Carrie Hicks married Walter E. Wood, and together they became the homestead's most enduring stewards. In the 1930s, Walter guided hunting and fishing excursions on the property, tapping into its natural bounty — a reminder that the land's value extended far beyond farming. By 1941, Ethel Hicks had deeded the original 160-acre parcel to Walter. He and Carrie maintained a primary residence in Denver but returned to the homestead regularly.

Walter was the last full-time resident of the Hicks Homestead. He died in 1973, ending 63 years of continuous Hicks family presence on the land. His death marks the close of what historians designate as the homestead's period of significance — though the family's connection to the property has never ended.

Carrie and Walter's daughter, Ethel Alice Wood, later married Eugene Potts. Through this union, the fourth generation of the Hicks family took shape: Jeannie Potts Dixon, Tony Potts, and David Potts.

5

The Potts Generation & Beyond

The fifth generation of the Hicks family — those directly involved with the Weld County property — includes:

Jeannie Potts Dixon

Daughter of Ethel Alice Wood and Eugene Potts. Jeannie is a leading voice in the ongoing effort to document, preserve, and protect the Hicks Homestead. Her son Jelani represents the sixth generation.

Tony Potts

Son of Ethel Alice Wood and Eugene Potts. Tony has been an outspoken advocate for the homestead's historic recognition and the stories of the families on the Dearfield perimeter who 'have been forgotten.' His three children — Ryan, Stacie, and Justin — are the sixth generation.

David Potts

Son of Ethel Alice Wood and Eugene Potts. David's son Shane represents the sixth generation of the Hicks family.

The sixth and youngest generation of the Hicks family currently numbers 12 children — a living embodiment of the legacy Crawford and Ethel Hicks began when they stepped off the train at Masters, Colorado, with a mail-order home in pieces and a vision of something better.

"The human value — not economic value — associated with land ownership is placed in the continued development of the land."

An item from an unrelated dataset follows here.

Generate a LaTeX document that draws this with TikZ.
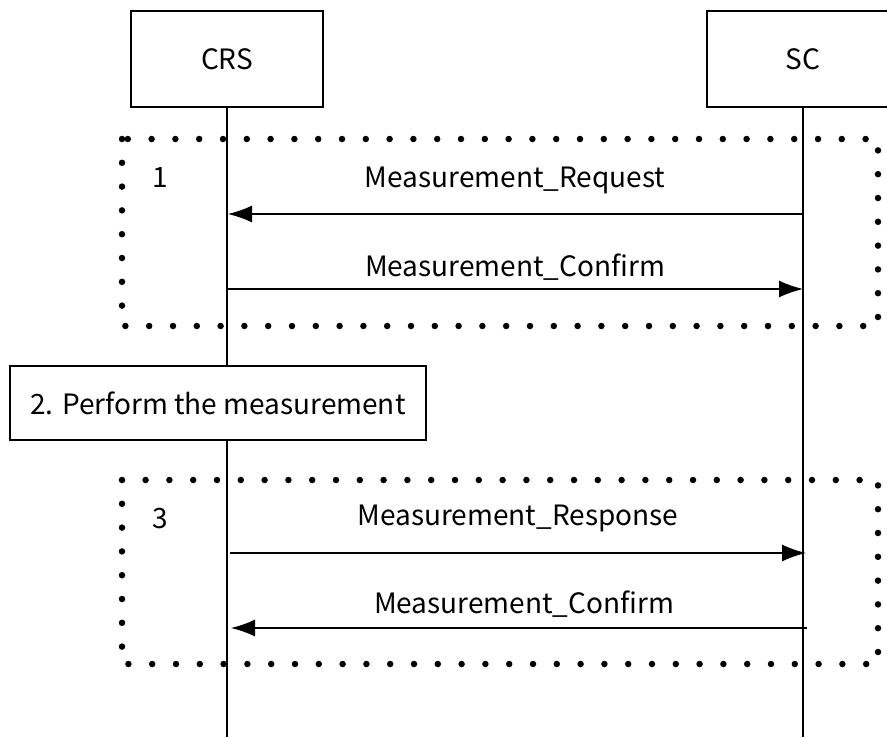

— Jeannie Potts Dixon, Hicks family descendant, November 15, 2024

The Women Who Built the Legacy

In documenting the Hicks Homestead, a consistent theme emerges: the women of the Hicks family were not supporting players — they were central architects of the family's survival and success. African American women were significant drivers of Black cultural and economic life in the early 20th-century West, and the Hicks women exemplified this in every aspect of their lives.

Ethel built and sustained the garden that fed the family and generated income. She managed social networks spanning Denver and Dearfield. She hosted women's clubs and civic organizations. She supported the NAACP. She held the land together after Crawford's death. And it is her daughters — Carrie, Esther, and their descendants — who have preserved this story into the 21st century. The Hicks descendants explicitly credit the women of the family with "the continuity and prosperity of the property up through the present day."